[Date Prev][Date Next][Thread Prev][Thread Next][Date Index][Thread Index]

20000912: "make nc_test/test" failure on Fujitsu VPP



Dear Dr. Bader,

>Date: Thu, 14 Sep 2000 11:53:24 +0200
>From: Reinhold Bader <address@hidden>
>Organization: Leibniz-Rechenzentrum Muenchen
>To: Steve Emmerson <address@hidden>
>Subject: Re: 20000912: "make nc_test/test" failure on Fujitsu VPP
>Keywords: 200009121427.e8CERNb20315

The above message contained the following:

> I'll try my best (being from the Fortran part of the programming universe ...)
> See the attached Description2 File for the required information.
> 
> 
>                                   Best regards
> 
> -- 
>  Dr. Reinhold Bader
> 
>  Leibniz-Rechenzentrum, Abt. Benutzerbetreuung | Tel. +4989 289 28825
>  Barerstr. 21, 80333 Muenchen                  | email address@hidden
> --------------97C89906ABA4F3EE20F5155A
...
>  filename="Description2"
> 
> Next step in debugging on the VPP:
> 
> Try debugging level by adding
> 
> -g0
> 
> to the Compiler options.
> 
> After performing all steps indicated by your mail successfully, 
> the fdb debugger was used to run nc_test. Here's the transcript of
> the debugging session, inserted comments using #####:
> 
> 
> 
> a2832ba@vpc004 $ fdb ./nc_test
> FDB [Fujitsu Debugger for C/C++ and Fortran] Version 12.10
> Please wait to analyze the DEBUG information. ..................
> fdb* r -c
> #####  running with command line switch -c
> The program: ./nc_test -c starting.
> Signaled SIGFPE(8): ncx_put_int_double() at line 658 in 
> /usr/local/src/netcdf-3.4/src/libsrc/ncx.c.
> 658             ix_int xx = (ix_int)(*ip);

This would seem to indicate that the VPP system is throwing a
floating-point exception signal during a conversion of a double
value to an integer when the double value cannot be represented as
an integer.  Judging from the value of the "nelems" variable in the
"ncx_putn_int_double" function, it appears that the SIGFPE is being
thrown during an attempt to convert to an integer a double value that is
one less that the minimum, externally-representable, integer value.  You
can verify this by printing the value referenced by the variable "ip"
after the SIGFPE occurs (i.e. run the program in the debugger again and
print the expression "*ip" after it stops) -- it should be a negative
value that is just too small to represent as an integer.

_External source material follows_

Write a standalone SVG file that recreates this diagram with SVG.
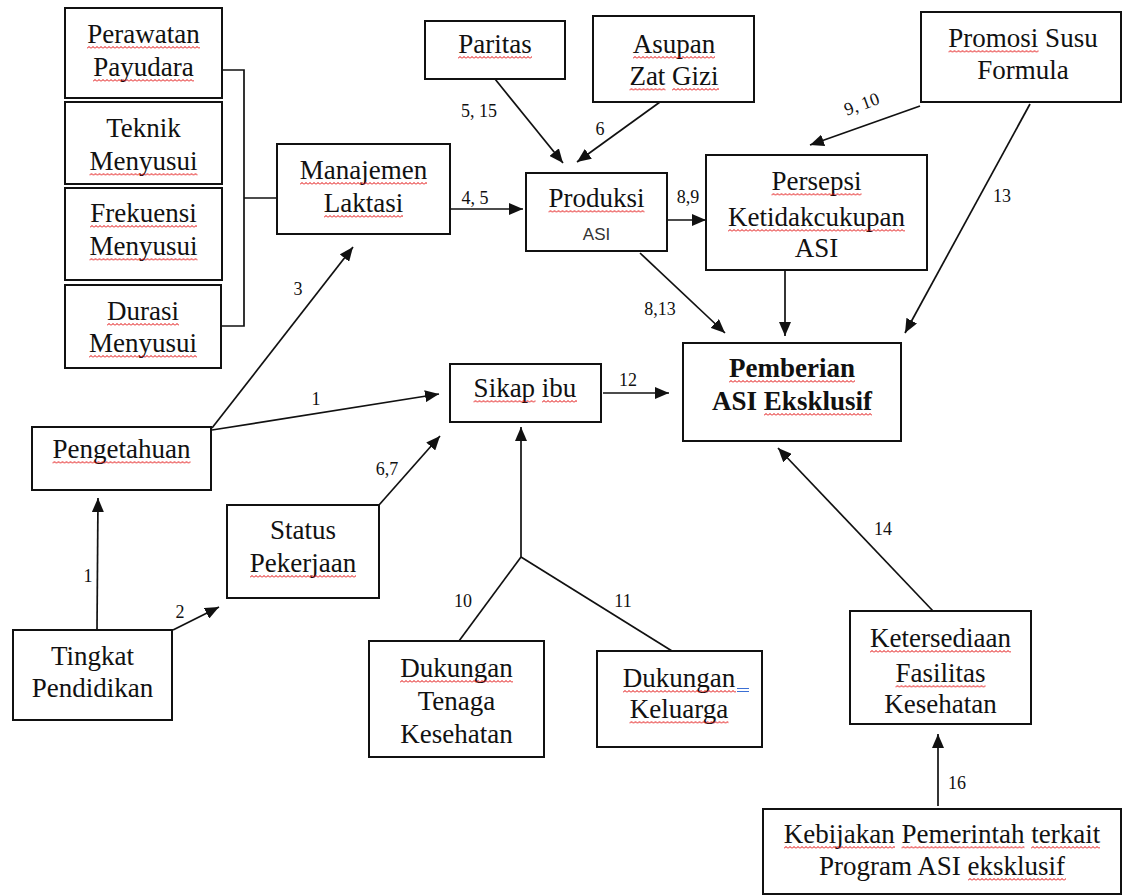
<svg xmlns="http://www.w3.org/2000/svg" width="1122" height="896" viewBox="0 0 1122 896">
<defs>
<style>
.b{fill:#fff;stroke:#111;stroke-width:2}
.t{font-family:"Liberation Serif","Times New Roman",serif;font-size:27px;fill:#111;text-anchor:middle}
.bold{font-weight:bold}
.a{font-family:"Liberation Sans",Arial,sans-serif;font-size:17px;fill:#333;text-anchor:middle}
.n{font-family:"Liberation Serif","Times New Roman",serif;font-size:18px;fill:#111;text-anchor:middle}
.l{fill:none;stroke:#111;stroke-width:1.7}
.ar{marker-end:url(#ah)}
.w{fill:url(#wv)}
</style>
<pattern id="wv" width="4" height="3" patternUnits="userSpaceOnUse"><path d="M0,2.5 L2,0.5 L4,2.5" fill="none" stroke="#e00000" stroke-width="1"/></pattern>
<marker id="ah" markerUnits="userSpaceOnUse" markerWidth="16" markerHeight="12" refX="14" refY="6" orient="auto"><path d="M0,0 L14,6 L0,12 z" fill="#111"/></marker>
</defs>
<rect x="0" y="0" width="1122" height="896" fill="#fff"/>

<g id="connectors">
<polyline class="l" points="222,70 244,70 244,326 221,326"/>
<line class="l" x1="244" y1="198" x2="277" y2="198"/>
<line class="l ar" x1="450" y1="209" x2="523" y2="209"/>
<line class="l ar" x1="495" y1="79" x2="563" y2="163"/>
<line class="l ar" x1="660" y1="102" x2="577" y2="162"/>
<line class="l ar" x1="667" y1="220" x2="706" y2="220"/>
<line class="l ar" x1="640" y1="253" x2="725" y2="333"/>
<line class="l ar" x1="920" y1="106" x2="810" y2="145"/>
<line class="l ar" x1="1030" y1="104" x2="905" y2="333"/>
<line class="l ar" x1="785" y1="270" x2="785" y2="336"/>
<line class="l ar" x1="212" y1="428" x2="353" y2="247"/>
<line class="l ar" x1="212" y1="430" x2="439" y2="394"/>
<line class="l ar" x1="603" y1="393" x2="669" y2="393"/>
<line class="l ar" x1="379" y1="505" x2="440" y2="436"/>
<line class="l ar" x1="97" y1="630" x2="98" y2="498"/>
<line class="l ar" x1="173" y1="630" x2="219" y2="607"/>
<line class="l ar" x1="521" y1="557" x2="521" y2="427"/>
<line class="l" x1="521" y1="557" x2="459" y2="641"/>
<line class="l" x1="521" y1="557" x2="672" y2="651"/>
<line class="l ar" x1="933" y1="611" x2="778" y2="448"/>
<line class="l ar" x1="938" y1="806" x2="938" y2="734"/>
<text class="n" x="479" y="117">5, 15</text>
<text class="n" x="600" y="135">6</text>
<text class="n" x="475" y="204">4, 5</text>
<text class="n" x="688" y="203">8,9</text>
<text class="n" x="660" y="315">8,13</text>
<text class="n" x="862" y="110" transform="rotate(-20 862 105)">9, 10</text>
<text class="n" x="1002" y="202">13</text>
<text class="n" x="298" y="295">3</text>
<text class="n" x="316" y="405">1</text>
<text class="n" x="387" y="475">6,7</text>
<text class="n" x="628" y="386">12</text>
<text class="n" x="88" y="582">1</text>
<text class="n" x="180" y="618">2</text>
<text class="n" x="463" y="607">10</text>
<text class="n" x="623" y="607">11</text>
<text class="n" x="883" y="535">14</text>
<text class="n" x="957" y="789">16</text>
</g>

<g id="perawatan"><rect class="b" x="65" y="8" width="157" height="90"/>
<text class="t" x="143.5" y="43">Perawatan</text>
<text class="t" x="143.5" y="76">Payudara</text>
<rect class="w" transform="translate(87,46)" width="113" height="3"/>
<rect class="w" transform="translate(93,79)" width="101" height="3"/></g>

<g id="teknik"><rect class="b" x="65" y="102" width="157" height="82"/>
<text class="t" x="143.5" y="137">Teknik</text>
<text class="t" x="143.5" y="170">Menyusui</text>
<rect class="w" transform="translate(89.5,173)" width="108" height="3"/></g>

<g id="frekuensi"><rect class="b" x="65" y="188" width="157" height="92"/>
<text class="t" x="143.5" y="222">Frekuensi</text>
<text class="t" x="143.5" y="255">Menyusui</text>
<rect class="w" transform="translate(90,225)" width="107" height="3"/>
<rect class="w" transform="translate(89.5,258)" width="108" height="3"/></g>

<g id="durasi"><rect class="b" x="65" y="285" width="156" height="83"/>
<text class="t" x="143" y="320">Durasi</text>
<text class="t" x="143" y="352">Menyusui</text>
<rect class="w" transform="translate(107,323)" width="72" height="3"/>
<rect class="w" transform="translate(89,355)" width="108" height="3"/></g>

<g id="manajemen"><rect class="b" x="277" y="144" width="173" height="90"/>
<text class="t" x="363.5" y="179">Manajemen</text>
<text class="t" x="363.5" y="212">Laktasi</text>
<rect class="w" transform="translate(300,182)" width="127" height="3"/>
<rect class="w" transform="translate(324,215)" width="79" height="3"/></g>

<g id="paritas"><rect class="b" x="425" y="21" width="140" height="58"/>
<text class="t" x="495" y="53">Paritas</text>
<rect class="w" transform="translate(458,56)" width="74" height="3"/></g>

<g id="asupan"><rect class="b" x="593" y="16" width="161" height="86"/>
<text class="t" x="674" y="53">Asupan</text>
<text class="t" x="674" y="85">Zat Gizi</text>
<rect class="w" transform="translate(633,56)" width="82" height="3"/>
<rect class="w" transform="translate(629.5,88)" width="36" height="3"/>
<rect class="w" transform="translate(672,88)" width="47" height="3"/></g>

<g id="produksi"><rect class="b" x="526" y="173" width="141" height="78"/>
<text class="t" x="596.5" y="207">Produksi</text>
<text class="a" x="596.5" y="240">ASI</text>
<rect class="w" transform="translate(548.5,210)" width="96" height="3"/></g>

<g id="persepsi"><rect class="b" x="706" y="155" width="221" height="115"/>
<text class="t" x="816.5" y="190">Persepsi</text>
<text class="t" x="816.5" y="226">Ketidakcukupan</text>
<text class="t" x="816.5" y="257">ASI</text>
<rect class="w" transform="translate(771.5,193)" width="90" height="3"/>
<rect class="w" transform="translate(728,229)" width="177" height="3"/></g>

<g id="promosi"><rect class="b" x="921" y="12" width="200" height="90"/>
<text class="t" x="1023" y="47">Promosi Susu</text>
<text class="t" x="1023" y="79">Formula</text>
<rect class="w" transform="translate(948.5,50)" width="90" height="3"/></g>

<g id="pemberian"><rect class="b" x="683" y="343" width="218" height="98"/>
<text class="t bold" x="792" y="377">Pemberian</text>
<text class="t bold" x="792" y="410">ASI Eksklusif</text>
<rect class="w" transform="translate(729,380)" width="126" height="3"/>
<rect class="w" transform="translate(764,413)" width="108" height="3"/></g>

<g id="pengetahuan"><rect class="b" x="32" y="427" width="179" height="63"/>
<text class="t" x="121.5" y="458">Pengetahuan</text>
<rect class="w" transform="translate(52.5,461)" width="138" height="3"/></g>

<g id="sikap"><rect class="b" x="450" y="364" width="151" height="58"/>
<text class="t" x="525" y="397">Sikap ibu</text>
<rect class="w" transform="translate(473.5,400)" width="62" height="3"/>
<rect class="w" transform="translate(542,400)" width="35" height="3"/></g>

<g id="status"><rect class="b" x="227" y="505" width="152" height="93"/>
<text class="t" x="303" y="539">Status</text>
<text class="t" x="303" y="572">Pekerjaan</text>
<rect class="w" transform="translate(250,575)" width="106" height="3"/></g>

<g id="tingkat"><rect class="b" x="13" y="630" width="159" height="90"/>
<text class="t" x="92.5" y="665">Tingkat</text>
<text class="t" x="92.5" y="697">Pendidikan</text></g>

<g id="dukungan-tenaga"><rect class="b" x="369" y="641" width="175" height="116"/>
<text class="t" x="456.5" y="677">Dukungan</text>
<text class="t" x="456.5" y="710">Tenaga</text>
<text class="t" x="456.5" y="743">Kesehatan</text>
<rect class="w" transform="translate(400,680)" width="113" height="3"/></g>

<g id="dukungan-keluarga"><rect class="b" x="597" y="651" width="165" height="96"/>
<text class="t" x="679" y="687">Dukungan</text>
<text class="t" x="679" y="718">Keluarga</text>
<rect class="w" transform="translate(623,690)" width="113" height="3"/>
<rect class="w" transform="translate(629.5,721)" width="99" height="3"/>
<path d="M737,688.5 H749 M737,691.5 H749" stroke="#3b6fd4" stroke-width="1"/></g>

<g id="ketersediaan"><rect class="b" x="850" y="611" width="181" height="113"/>
<text class="t" x="940.5" y="647">Ketersediaan</text>
<text class="t" x="940.5" y="682">Fasilitas</text>
<text class="t" x="940.5" y="713">Kesehatan</text>
<rect class="w" transform="translate(870,650)" width="141" height="3"/>
<rect class="w" transform="translate(895.5,685)" width="90" height="3"/></g>

<g id="kebijakan"><rect class="b" x="763" y="809" width="358" height="85"/>
<text class="t" x="942" y="843">Kebijakan Pemerintah terkait</text>
<text class="t" x="942" y="875">Program ASI eksklusif</text>
<rect class="w" transform="translate(784,846)" width="111" height="3"/>
<rect class="w" transform="translate(901.5,846)" width="123" height="3"/>
<rect class="w" transform="translate(1031,846)" width="69" height="3"/>
<rect class="w" transform="translate(968,878)" width="98" height="3"/></g>
</svg>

This is a standard test of extreme values in the netCDF package that
works on almost every other system.  I think you've uncovered a problem
with the testing procedures on your system rather than with the netCDF
code itself.

One odd thing, however, is the fact that the SIGFPE caused the program
to halt.  In the "main()" function of the "nc_test/nc_test.c" file, the
signal() function is invoked in a manner that should cause SIGFPE-s to
be completely ignored.  Apparently, this doesn't work on your system --
indicating a rather severe departure from the UNIX standard.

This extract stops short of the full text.